Living in Vancouver in 1960, Janus-Mithras was called upon to teach what he had learned from his parents.  As the raw European material Janus-Mithras grew up with wasn’t very useful to English speaking Canadians, he received help from a Gardnerian witch in Vancouver that year, and together they adapted the Gardnerian language to the European family tradition.  Thus, in Vancouver, 1960, Janus-Mithras formed the first of the Isis Urania covens.

Of the “traditional” Wicca described here, while the language is new (post-1940), the teaching behind the language is from a far older family tradition.  It is this older tradition of explanation, Initiation and Realization that is referred to with the word “traditional”.

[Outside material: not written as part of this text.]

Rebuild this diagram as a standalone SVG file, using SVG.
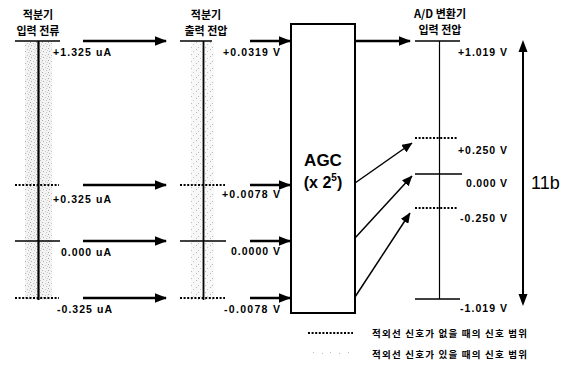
<svg xmlns="http://www.w3.org/2000/svg" width="564" height="365" viewBox="0 0 564 365">
<defs>
<style>
.hd{font-family:"Noto Sans CJK KR","Liberation Sans",sans-serif;font-weight:bold;font-size:11px;fill:#000;text-anchor:middle}
.lb{font-family:"Liberation Sans",Arial,sans-serif;font-weight:bold;font-size:10.5px;fill:#000}
.lg{font-family:"Noto Sans CJK KR",sans-serif;font-weight:bold;font-size:9.5px;fill:#000}
.sol{stroke:#000;stroke-width:1.5;fill:none}
.dot{stroke:#000;stroke-width:2;stroke-dasharray:2 1.6;fill:none}
.ax{stroke:#000;fill:none}
.ar{stroke:#000;stroke-width:2.5;fill:none;marker-end:url(#ah)}
.ad{stroke:#000;stroke-width:1.5;fill:none;marker-end:url(#ah2)}
</style>
<marker id="ah" markerWidth="5" markerHeight="4" refX="4.6" refY="2" orient="auto" markerUnits="strokeWidth">
<path d="M0,0 L5,2 L0,4 Z" fill="#000"/>
</marker>
<marker id="ah2" markerWidth="7" markerHeight="6" refX="6.6" refY="3" orient="auto" markerUnits="strokeWidth">
<path d="M0,0 L7,3 L0,6 Z" fill="#000"/>
</marker>
<pattern id="stip" width="6" height="6" patternUnits="userSpaceOnUse">
<rect width="6" height="6" fill="#f3f3f3"/>
<rect x="0" y="0" width="1" height="1" fill="#aaa"/>
<rect x="3" y="1" width="1" height="1" fill="#c4c4c4"/>
<rect x="1" y="3" width="1" height="1" fill="#b0b0b0"/>
<rect x="4" y="4" width="1" height="1" fill="#c4c4c4"/>
<rect x="5" y="2" width="1" height="1" fill="#d0d0d0"/>
</pattern>
<pattern id="stip2" width="7" height="7" patternUnits="userSpaceOnUse">
<rect width="7" height="7" fill="#f8f8f8"/>
<rect x="0" y="0" width="1" height="1" fill="#b5b5b5"/>
<rect x="4" y="2" width="1" height="1" fill="#c8c8c8"/>
<rect x="2" y="5" width="1" height="1" fill="#bbb"/>
</pattern>
</defs>
<rect width="564" height="365" fill="#fff"/>

<g id="col-input-current">
<text class="hd" x="38" y="19">적분기</text>
<text class="hd" x="38" y="35">입력 전류</text>
<rect x="25" y="42" width="27" height="258" fill="url(#stip)"/>
<line class="sol" x1="15" y1="41" x2="60" y2="41"/>
<line class="ax" stroke-width="2.2" x1="38.5" y1="41" x2="38.5" y2="300"/>
<line class="dot" x1="15" y1="185" x2="59" y2="185"/>
<line class="sol" x1="15" y1="241" x2="60" y2="241"/>
<line class="dot" x1="15" y1="298" x2="59" y2="298"/>
<text class="lb" x="53" y="56" textLength="58">+1.325 uA</text>
<text class="lb" x="53" y="203" textLength="58">+0.325 uA</text>
<text class="lb" x="61" y="256" textLength="50">0.000 uA</text>
<text class="lb" x="57" y="313" textLength="55">-0.325 uA</text>
</g>

<g id="col-output-voltage">
<text class="hd" x="206" y="19">적분기</text>
<text class="hd" x="206" y="35">출력 전압</text>
<rect x="191" y="42" width="23" height="258" fill="url(#stip2)"/>
<line class="sol" x1="180" y1="41" x2="212" y2="41"/>
<line class="ax" stroke-width="1.8" x1="203.5" y1="41" x2="203.5" y2="300"/>
<line class="dot" x1="180" y1="185" x2="225" y2="185"/>
<line class="sol" x1="180" y1="241" x2="226" y2="241"/>
<line class="dot" x1="180" y1="298" x2="225" y2="298"/>
<text class="lb" x="223" y="56" textLength="57">+0.0319 V</text>
<text class="lb" x="222" y="198" textLength="58">+0.0078 V</text>
<text class="lb" x="231" y="255" textLength="49">0.0000 V</text>
<text class="lb" x="224" y="313" textLength="56">-0.0078 V</text>
</g>

<g id="agc">
<rect x="291" y="24" width="64" height="289" fill="#fff" stroke="#000" stroke-width="2"/>
<text x="323" y="166" text-anchor="middle" font-family="Liberation Sans,Arial,sans-serif" font-weight="bold" font-size="17">AGC</text>
<text x="323" y="188" text-anchor="middle" font-family="Liberation Sans,Arial,sans-serif" font-weight="bold" font-size="16">(x 2<tspan font-size="10" dy="-7">5</tspan><tspan dy="7">)</tspan></text>
</g>

<g id="col-adc-input">
<text class="hd" x="440" y="18">A/D 변환기</text>
<text class="hd" x="440" y="34">입력 전압</text>
<line class="sol" x1="415" y1="41" x2="460" y2="41"/>
<line class="ax" stroke-width="1.2" x1="439.5" y1="41" x2="439.5" y2="299"/>
<line class="dot" x1="415" y1="138" x2="458" y2="138"/>
<line class="sol" x1="415" y1="174" x2="462" y2="174"/>
<line class="dot" x1="415" y1="208" x2="458" y2="208"/>
<line class="sol" x1="415" y1="299" x2="460" y2="299"/>
<text class="lb" x="458" y="56" textLength="49">+1.019 V</text>
<text class="lb" x="458" y="154" textLength="49">+0.250 V</text>
<text class="lb" x="466" y="187" textLength="41">0.000 V</text>
<text class="lb" x="460" y="222" textLength="47">-0.250 V</text>
<text class="lb" x="460" y="312" textLength="47">-1.019 V</text>
</g>

<g id="range-11b">
<line class="ax" stroke-width="2" x1="523" y1="50" x2="523" y2="296"/>
<path d="M523,40 L518.5,52 L527.5,52 Z" fill="#000"/>
<path d="M523,306 L518.5,294 L527.5,294 Z" fill="#000"/>
<text x="531" y="189" font-family="Liberation Sans,Arial,sans-serif" font-size="18">11b</text>
</g>

<g id="connectors">
<line class="ar" x1="83" y1="41" x2="166" y2="41"/>
<line class="ar" x1="83" y1="185" x2="166" y2="185"/>
<line class="ar" x1="83" y1="241" x2="166" y2="241"/>
<line class="ar" x1="83" y1="298" x2="166" y2="298"/>
<line class="ar" x1="250" y1="41" x2="290" y2="41"/>
<line class="ar" x1="250" y1="185" x2="290" y2="185"/>
<line class="ar" x1="250" y1="241" x2="290" y2="241"/>
<line class="ar" x1="250" y1="298" x2="290" y2="298"/>
<line class="ar" x1="355" y1="41" x2="410" y2="41"/>
<line class="ad" x1="355" y1="183" x2="412" y2="143"/>
<line class="ad" x1="355" y1="238" x2="412" y2="176"/>
<line class="ad" x1="355" y1="297" x2="410" y2="213"/>
</g>

<g id="legend">
<line class="dot" x1="308" y1="333" x2="353" y2="333"/>
<text class="lg" x="372" y="337" textLength="155">적외선 신호가 없을 때의 신호 범위</text>
<g fill="#bbb">
<rect x="313" y="352" width="1" height="1"/><rect x="322" y="353" width="1" height="1"/><rect x="330" y="352" width="1" height="1"/><rect x="339" y="353" width="1" height="1"/><rect x="348" y="352" width="1" height="1"/>
</g>
<text class="lg" x="372" y="358" textLength="155">적외선 신호가 있을 때의 신호 범위</text>
</g>
</svg>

So, while “Wicca” was invented by Gerald Gardner in a sense, at the same time in another sense, it existed long before Gerald Gardner was ever born, and in many more cultures than the English.  The language of “Wicca” has changed around the world for thousands of years.  Gerald Gardner’s writings simply present yet another new cultural expression of the very old tradition.  The essential teachings, the mysteries, the meaning and significance of those, and the central myth behind it are all much older, and more pervasive than what we today call “Wicca”.  Wicca, the Ancient Way, is a very old system of Initiation and Realization, older than the word “Wicca” itself, and far older than the actual prayers and rituals we use in English today.  It is this Ancient Way that we refer to with the word “traditional” as in “traditional Wicca”.